Definition: \pi is an invariant measure if \pi P=\pi. If in addition \sum_{i\in I}\pi_i=1, then we say it is an invariant distribution. Of course, if I is finite, then any invariant measure can be normalised to give an invariant distribution.

The key initial questions are about existence and uniqueness. First, if there are multiple communicating classes, then an invariant measure (resp. distribution) is a linear (resp. affine) combination of the invariant measures / distributions on each (closed) class. So we restrict attention to irreducible Markov chains.

In the finite case, P is a stochastic matrix so has a column eigenvector with eigenvalue 1, namely the vector with all entries equal to 1. Thus, by reference to general theory in linear algebra, P has a row eigenvector \pi with eigenvalue 1. To paraphrase a remark made by one of my students, what is not clear is that this should be a measure. Demonstrating that this is true is rather non-trivial I think, normally done by reference to the rather more general Perron-Frobenius theorem, though on the flight home I came up with a short argument using Lagrangian duality. For now, we accept existence in the finite case, and note that we typically show existence by showing that the vector of expected time spent in each state between successive visits to a fixed reference state satisfies the properties of an invariant measure.

This is a good moment to note that recurrence is not a necessary condition for the existence of an invariant measure. For example, the random walk on \mathbb{Z}^3 is transient, but the uniform measure is invariant. However, it is not a sufficient condition for the existence of an invariant distribution either. (Of course, an irreducible finite chain is always recurrent, and always has an invariant distribution, so now we are considering only the infinite state space case.) The random walk on \mathbb{Z}^2 is recurrent, but the invariant measure is not normalisable.
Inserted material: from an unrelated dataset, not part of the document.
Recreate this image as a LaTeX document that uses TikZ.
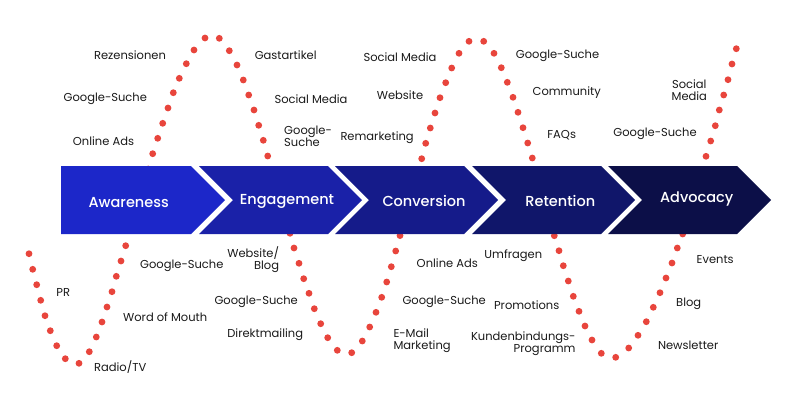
\documentclass[tikz,border=0pt]{standalone}
\usepackage{fontspec}
\setmainfont{Poppins}
\newfontfamily\pmed{Poppins}[UprightFont={* Medium}]
\definecolor{dotred}{HTML}{E8453C}
\definecolor{cA}{HTML}{1C27C9}
\definecolor{cB}{HTML}{1A21A8}
\definecolor{cC}{HTML}{151B8A}
\definecolor{cD}{HTML}{10166A}
\definecolor{cE}{HTML}{0C0F48}
\definecolor{txt}{HTML}{1A1A1A}
\tikzset{
  lbl/.style={font=\fontsize{11.5}{12}\selectfont, text=txt, inner sep=0pt},
  stagelbl/.style={font=\pmed\fontsize{14.5}{16}\selectfont, text=white, inner sep=0pt},
  wavedot/.style={fill=dotred, draw=none},
}
\begin{document}
\begin{tikzpicture}[x=1pt,y=-1pt]
\useasboundingbox (0,0) rectangle (800,400);
\fill[white] (0,0) rectangle (800,400);
% dotted wave
\foreach \px/\py in {
29/253.7,32.7/269.3,36.7/284.7,40.7/300.3,45/315.7,50.3/330.7,56.7/345.7,65.3/358.7,79/363.3,89.3/351.7,96.3/337,102/322,107/307,112/291.7,116.3/276.3,121/261,125.7/245.7,
130.2/230.4,134.7/215.1,139.2/199.7,143.7/184.4,148.2/169,
152.7/153.7,157.7/138.3,162.7/123.3,168/108,173.3/92.7,179.3/78.3,186.3/63.7,194/50,205/38,219.3/38.3,229.3/50.7,237/65,243.3/80,248.7/95,254/110,258.7/125.3,263.3/140.3,267.7/156,
272.2/171.5,276.6/187,281.1/202.4,285.5/217.9,
290/233.3,294/248,299/263.3,303.7/278.7,309/293.3,314.3/308.7,320.7/323.7,327.7/337.7,337.3/350.3,351.7/352.7,362.3/341,369.7/327,376/312.3,381.7/297.3,386.7/282,391.3/266.7,395.7/251,
400/235.6,404.4/220.2,408.7/204.8,413/189.4,417.4/174.1,
421.7/158.7,425.7/143.3,430.3/128,435/113,440/97.7,445.7/82.7,451.7/68,459/53.3,469/41.3,483.7/41.3,494/53.3,501.3/67.7,507.3/82.3,513/97.3,518/112.3,523/127.7,527.7/143,532.3/158,
536.7/173.5,541.1/189.1,545.5/204.6,549.9/220.2,
554.3/235.7,559/250.7,563.3/265.7,568.3/281,573.3/296.3,579/311.3,585/326,592/340,601.3/353.3,615.7/357.3,628.7/348,638/335.3,646.3/321.7,653.3/307.3,660/292.7,666/278,672/263,677.3/248,682.7/234,
687.4/218.5,692/203,696.7/187.4,701.3/171.9,
706/156.3,710.7/141,715.3/125.7,719.3/110,723.7/95,728/79.7,732/64,736.3/48.7}
  \fill[wavedot] (\px,\py) circle (3.4);
% stage arrows
\fill[cA] (61,166) -- (191,166) -- (225,200) -- (191,234) -- (61,234) -- cycle;
\fill[cB] (199,166) -- (328,166) -- (362,200) -- (328,234) -- (199,234) -- (233,200) -- cycle;
\fill[cC] (335,166) -- (464,166) -- (498,200) -- (464,234) -- (335,234) -- (369,200) -- cycle;
\fill[cD] (472,166) -- (601,166) -- (635,200) -- (601,234) -- (472,234) -- (506,200) -- cycle;
\fill[cE] (608,166) -- (737,166) -- (771,200) -- (737,234) -- (608,234) -- (642,200) -- cycle;
\node[stagelbl] (s1) at (128.7,203) {Awareness};
\node[stagelbl] (s2) at (287,201.5) {Engagement};
\node[stagelbl] (s3) at (424,201) {Conversion};
\node[stagelbl] (s4) at (560.3,201) {Retention};
\node[stagelbl] (s5) at (696.7,199.5) {Advocacy};
% top labels
\node[lbl] (t1) at (130,54.7) {Rezensionen};
\node[lbl] (t2) at (105.3,98.7) {Google-Suche};
\node[lbl] (t3) at (103.5,140.7) {Online Ads};
\node[lbl] (t4) at (285.7,54.7) {Gastartikel};
\node[lbl] (t5) at (311,99) {Social Media};
\node[lbl,anchor=west,align=left] (t6) at (284,136.7) {Google-\\Suche};
\node[lbl,anchor=west] (t7) at (340.3,138) {Remarketing};
\node[lbl] (t8) at (400,57) {Social Media};
\node[lbl] (t9) at (400,95) {Website};
\node[lbl] (t10) at (557.5,55.7) {Google-Suche};
\node[lbl] (t11) at (566.7,92.3) {Community};
\node[lbl] (t12) at (561.7,135) {FAQs};
\node[lbl,align=center] (t13) at (689.3,90) {Social\\Media};
\node[lbl] (t14) at (655,133.3) {Google-Suche};
% bottom labels
\node[lbl] (b1) at (63.3,292.7) {PR};
\node[lbl] (b2) at (120.2,366.7) {Radio/TV};
\node[lbl] (b3) at (181.8,266) {Google-Suche};
\node[lbl] (b4) at (165.2,316.7) {Word of Mouth};
\node[lbl,anchor=east,align=right] (b5) at (279.3,259.7) {Website/\\Blog};
\node[lbl] (b6) at (256.2,301.7) {Google-Suche};
\node[lbl] (b7) at (265.2,335) {Direktmailing};
\node[lbl,anchor=west,align=left] (b8) at (393.3,341) {E-Mail\\Marketing};
\node[lbl] (b9) at (447.3,263) {Online Ads};
\node[lbl] (b10) at (444.2,301.3) {Google-Suche};
\node[lbl] (b11) at (513.3,255.7) {Umfragen};
\node[lbl] (b12) at (526.7,304.7) {Promotions};
\node[lbl,anchor=east,align=right] (b13) at (575.7,343.8) {Kundenbindungs-\\Programm};
\node[lbl] (b14) at (715.2,260) {Events};
\node[lbl] (b15) at (688.7,303.3) {Blog};
\node[lbl] (b16) at (688.2,345.3) {Newsletter};
\end{tikzpicture}
\end{document}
The property we in fact need is positive recurrence. This says that the expected return time to each point is finite. Again, this is a class property. This is a common requirement in probabilistic arguments: almost surely finite is often not strong enough to show results if the expectation is infinite (see for example the various requirements for the optional stopping theorem). If this holds, then \pi_i=\frac{1}{\mathbb{E}T_i}, where T_i is the the return time starting from some i\in I.

The final question is ‘Why are we interested?’ One of the best answers is to look at convergence properties. A simple suggestion is this: if we start in equilibrium, then X_0,X_1,X_2,\ldots are all equal in distribution. Note that the dependence structure remains complicated, and much much more interesting than the individual distributions. Next, we observe that a calculation of n-step transition probabilities for a finite chain will typically involve a linear combination of nth powers of eigenvalues. One of the eigenvalues is 1, and the others lie strictly between -1 and 1. We observe in examples that the constant coefficient in p_{ij}^{(n)} is generally a function of j alone, and so p_{ij}^{(n)}\rightarrow\lambda_j, some distribution on I. By considering P^{n+1}=P\cdot P^n, it is easy to see that if this converges, (\lambda_j)_{j\in I} is an invariant distribution. The classic examples which do not work are

P=\begin{pmatrix}0&1\\1&0\end{pmatrix} and P=\begin{pmatrix}0&1&0\\ 0&0&1\\1&0&0\end{pmatrix},

as then the distribution of X_n is a function of the remainder of n modulo 3 alone. With a little thought, we can give a precise classification of such chains which force you to be in particular proper subsets of the state space at regular times n. Chains without this property are called aperiodic, and we can show that distributions for such chains converge to the equilibrium distribution as n\rightarrow\infty.